Description of the task
Return the data exactly, with all pictures removed.

Data extract
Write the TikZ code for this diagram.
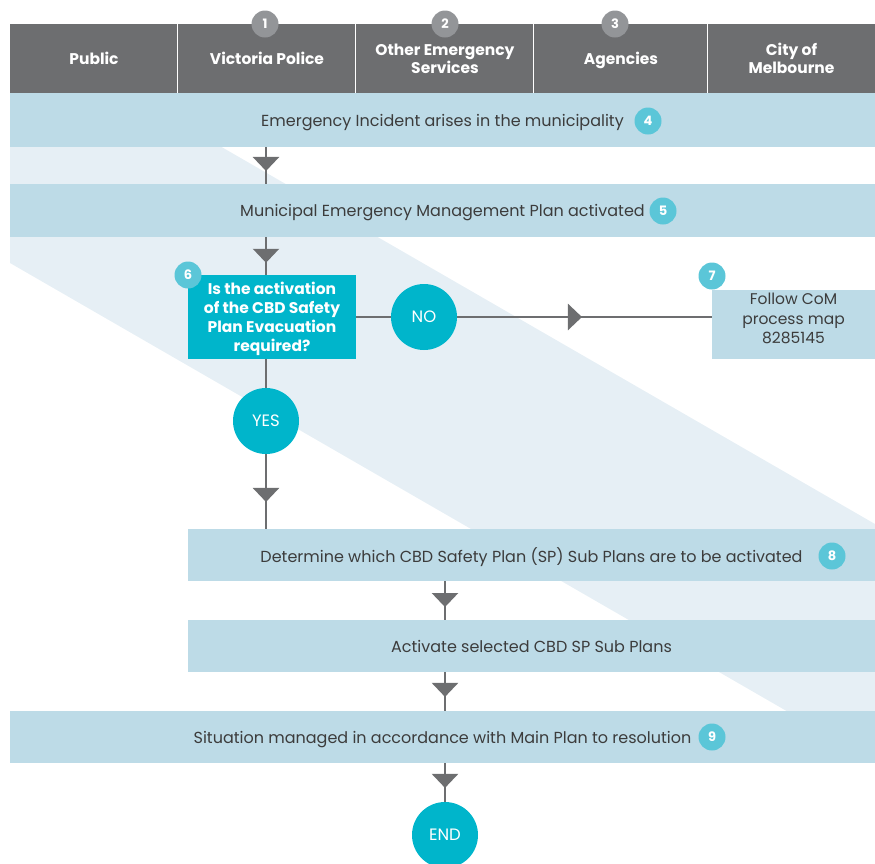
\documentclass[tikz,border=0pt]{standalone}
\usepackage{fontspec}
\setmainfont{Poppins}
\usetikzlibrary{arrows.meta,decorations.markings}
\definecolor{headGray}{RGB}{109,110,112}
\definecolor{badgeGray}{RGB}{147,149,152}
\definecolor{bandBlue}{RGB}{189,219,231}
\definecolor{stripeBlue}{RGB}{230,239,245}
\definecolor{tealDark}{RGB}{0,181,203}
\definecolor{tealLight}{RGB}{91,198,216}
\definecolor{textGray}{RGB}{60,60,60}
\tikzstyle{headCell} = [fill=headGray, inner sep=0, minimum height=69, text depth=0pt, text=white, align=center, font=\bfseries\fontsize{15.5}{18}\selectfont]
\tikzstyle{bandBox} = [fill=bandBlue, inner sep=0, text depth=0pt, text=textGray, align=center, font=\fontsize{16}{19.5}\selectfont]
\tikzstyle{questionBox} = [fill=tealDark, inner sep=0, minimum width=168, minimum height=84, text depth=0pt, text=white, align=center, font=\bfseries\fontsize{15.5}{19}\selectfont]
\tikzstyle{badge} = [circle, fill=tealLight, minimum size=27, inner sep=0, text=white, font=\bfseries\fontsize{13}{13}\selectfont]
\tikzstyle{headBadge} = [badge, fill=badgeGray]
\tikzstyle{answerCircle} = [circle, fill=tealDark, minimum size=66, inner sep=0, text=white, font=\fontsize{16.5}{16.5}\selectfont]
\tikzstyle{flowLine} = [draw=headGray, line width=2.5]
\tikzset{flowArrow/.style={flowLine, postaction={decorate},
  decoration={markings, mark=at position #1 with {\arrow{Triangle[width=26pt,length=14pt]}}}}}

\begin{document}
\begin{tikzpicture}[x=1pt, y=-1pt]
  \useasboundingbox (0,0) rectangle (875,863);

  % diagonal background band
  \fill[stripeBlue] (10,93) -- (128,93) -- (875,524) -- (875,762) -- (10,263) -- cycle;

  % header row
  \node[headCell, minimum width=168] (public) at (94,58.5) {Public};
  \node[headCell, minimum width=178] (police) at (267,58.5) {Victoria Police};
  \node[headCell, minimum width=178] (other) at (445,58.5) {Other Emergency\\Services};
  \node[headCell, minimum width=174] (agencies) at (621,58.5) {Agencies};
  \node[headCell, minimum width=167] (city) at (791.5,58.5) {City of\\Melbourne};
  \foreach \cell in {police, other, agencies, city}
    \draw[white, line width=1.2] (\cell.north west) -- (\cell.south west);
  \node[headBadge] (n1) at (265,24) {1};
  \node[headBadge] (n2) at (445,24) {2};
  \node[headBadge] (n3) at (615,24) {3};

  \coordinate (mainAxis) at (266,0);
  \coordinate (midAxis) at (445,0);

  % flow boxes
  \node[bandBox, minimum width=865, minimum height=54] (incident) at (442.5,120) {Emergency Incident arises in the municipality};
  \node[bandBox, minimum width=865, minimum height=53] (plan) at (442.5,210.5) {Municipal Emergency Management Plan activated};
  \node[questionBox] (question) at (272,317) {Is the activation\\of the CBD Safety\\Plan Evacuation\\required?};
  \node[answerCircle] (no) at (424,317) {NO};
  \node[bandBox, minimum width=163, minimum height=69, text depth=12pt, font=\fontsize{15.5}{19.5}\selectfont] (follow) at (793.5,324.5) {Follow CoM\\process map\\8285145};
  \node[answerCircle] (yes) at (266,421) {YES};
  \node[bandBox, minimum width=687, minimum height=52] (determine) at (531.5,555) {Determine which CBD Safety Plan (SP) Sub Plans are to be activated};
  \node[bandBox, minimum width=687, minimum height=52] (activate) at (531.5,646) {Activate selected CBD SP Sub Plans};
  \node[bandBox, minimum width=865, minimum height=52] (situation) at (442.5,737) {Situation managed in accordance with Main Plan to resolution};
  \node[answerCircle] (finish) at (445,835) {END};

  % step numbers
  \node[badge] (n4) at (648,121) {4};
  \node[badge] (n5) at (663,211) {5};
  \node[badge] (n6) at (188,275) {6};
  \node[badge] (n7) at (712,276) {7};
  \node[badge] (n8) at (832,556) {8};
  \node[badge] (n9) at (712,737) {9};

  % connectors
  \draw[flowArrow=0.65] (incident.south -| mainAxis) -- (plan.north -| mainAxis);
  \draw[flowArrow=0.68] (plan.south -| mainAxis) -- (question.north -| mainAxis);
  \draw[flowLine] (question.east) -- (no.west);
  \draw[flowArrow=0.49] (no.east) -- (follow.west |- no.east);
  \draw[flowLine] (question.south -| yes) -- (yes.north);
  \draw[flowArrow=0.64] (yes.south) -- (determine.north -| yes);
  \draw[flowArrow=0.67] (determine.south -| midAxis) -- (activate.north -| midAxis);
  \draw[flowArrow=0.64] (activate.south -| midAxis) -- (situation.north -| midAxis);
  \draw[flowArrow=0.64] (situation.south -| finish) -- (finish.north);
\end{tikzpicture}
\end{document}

Exercise result
Write the TikZ code for this diagram.
\documentclass[tikz,border=0pt]{standalone}
\usepackage{fontspec}
\setmainfont{Poppins}
\usetikzlibrary{arrows.meta,decorations.markings}
\definecolor{headGray}{RGB}{109,110,112}
\definecolor{badgeGray}{RGB}{147,149,152}
\definecolor{bandBlue}{RGB}{189,219,231}
\definecolor{stripeBlue}{RGB}{230,239,245}
\definecolor{tealDark}{RGB}{0,181,203}
\definecolor{tealLight}{RGB}{91,198,216}
\definecolor{textGray}{RGB}{60,60,60}
\tikzstyle{headCell} = [fill=headGray, inner sep=0, minimum height=69, text depth=0pt, text=white, align=center, font=\bfseries\fontsize{15.5}{18}\selectfont]
\tikzstyle{bandBox} = [fill=bandBlue, inner sep=0, text depth=0pt, text=textGray, align=center, font=\fontsize{16}{19.5}\selectfont]
\tikzstyle{questionBox} = [fill=tealDark, inner sep=0, minimum width=168, minimum height=84, text depth=0pt, text=white, align=center, font=\bfseries\fontsize{15.5}{19}\selectfont]
\tikzstyle{badge} = [circle, fill=tealLight, minimum size=27, inner sep=0, text=white, font=\bfseries\fontsize{13}{13}\selectfont]
\tikzstyle{headBadge} = [badge, fill=badgeGray]
\tikzstyle{answerCircle} = [circle, fill=tealDark, minimum size=66, inner sep=0, text=white, font=\fontsize{16.5}{16.5}\selectfont]
\tikzstyle{flowLine} = [draw=headGray, line width=2.5]
\tikzset{flowArrow/.style={flowLine, postaction={decorate},
  decoration={markings, mark=at position #1 with {\arrow{Triangle[width=26pt,length=14pt]}}}}}

\begin{document}
\begin{tikzpicture}[x=1pt, y=-1pt]
  \useasboundingbox (0,0) rectangle (875,863);

  % diagonal background band
  \fill[stripeBlue] (10,93) -- (128,93) -- (875,524) -- (875,762) -- (10,263) -- cycle;

  % header row
  \node[headCell, minimum width=168] (public) at (94,58.5) {Public};
  \node[headCell, minimum width=178] (police) at (267,58.5) {Victoria Police};
  \node[headCell, minimum width=178] (other) at (445,58.5) {Other Emergency\\Services};
  \node[headCell, minimum width=174] (agencies) at (621,58.5) {Agencies};
  \node[headCell, minimum width=167] (city) at (791.5,58.5) {City of\\Melbourne};
  \foreach \cell in {police, other, agencies, city}
    \draw[white, line width=1.2] (\cell.north west) -- (\cell.south west);
  \node[headBadge] (n1) at (265,24) {1};
  \node[headBadge] (n2) at (445,24) {2};
  \node[headBadge] (n3) at (615,24) {3};

  \coordinate (mainAxis) at (266,0);
  \coordinate (midAxis) at (445,0);

  % flow boxes
  \node[bandBox, minimum width=865, minimum height=54] (incident) at (442.5,120) {Emergency Incident arises in the municipality};
  \node[bandBox, minimum width=865, minimum height=53] (plan) at (442.5,210.5) {Municipal Emergency Management Plan activated};
  \node[questionBox] (question) at (272,317) {Is the activation\\of the CBD Safety\\Plan Evacuation\\required?};
  \node[answerCircle] (no) at (424,317) {NO};
  \node[bandBox, minimum width=163, minimum height=69, text depth=12pt, font=\fontsize{15.5}{19.5}\selectfont] (follow) at (793.5,324.5) {Follow CoM\\process map\\8285145};
  \node[answerCircle] (yes) at (266,421) {YES};
  \node[bandBox, minimum width=687, minimum height=52] (determine) at (531.5,555) {Determine which CBD Safety Plan (SP) Sub Plans are to be activated};
  \node[bandBox, minimum width=687, minimum height=52] (activate) at (531.5,646) {Activate selected CBD SP Sub Plans};
  \node[bandBox, minimum width=865, minimum height=52] (situation) at (442.5,737) {Situation managed in accordance with Main Plan to resolution};
  \node[answerCircle] (finish) at (445,835) {END};

  % step numbers
  \node[badge] (n4) at (648,121) {4};
  \node[badge] (n5) at (663,211) {5};
  \node[badge] (n6) at (188,275) {6};
  \node[badge] (n7) at (712,276) {7};
  \node[badge] (n8) at (832,556) {8};
  \node[badge] (n9) at (712,737) {9};

  % connectors
  \draw[flowArrow=0.65] (incident.south -| mainAxis) -- (plan.north -| mainAxis);
  \draw[flowArrow=0.68] (plan.south -| mainAxis) -- (question.north -| mainAxis);
  \draw[flowLine] (question.east) -- (no.west);
  \draw[flowArrow=0.49] (no.east) -- (follow.west |- no.east);
  \draw[flowLine] (question.south -| yes) -- (yes.north);
  \draw[flowArrow=0.64] (yes.south) -- (determine.north -| yes);
  \draw[flowArrow=0.67] (determine.south -| midAxis) -- (activate.north -| midAxis);
  \draw[flowArrow=0.64] (activate.south -| midAxis) -- (situation.north -| midAxis);
  \draw[flowArrow=0.64] (situation.south -| finish) -- (finish.north);
\end{tikzpicture}
\end{document}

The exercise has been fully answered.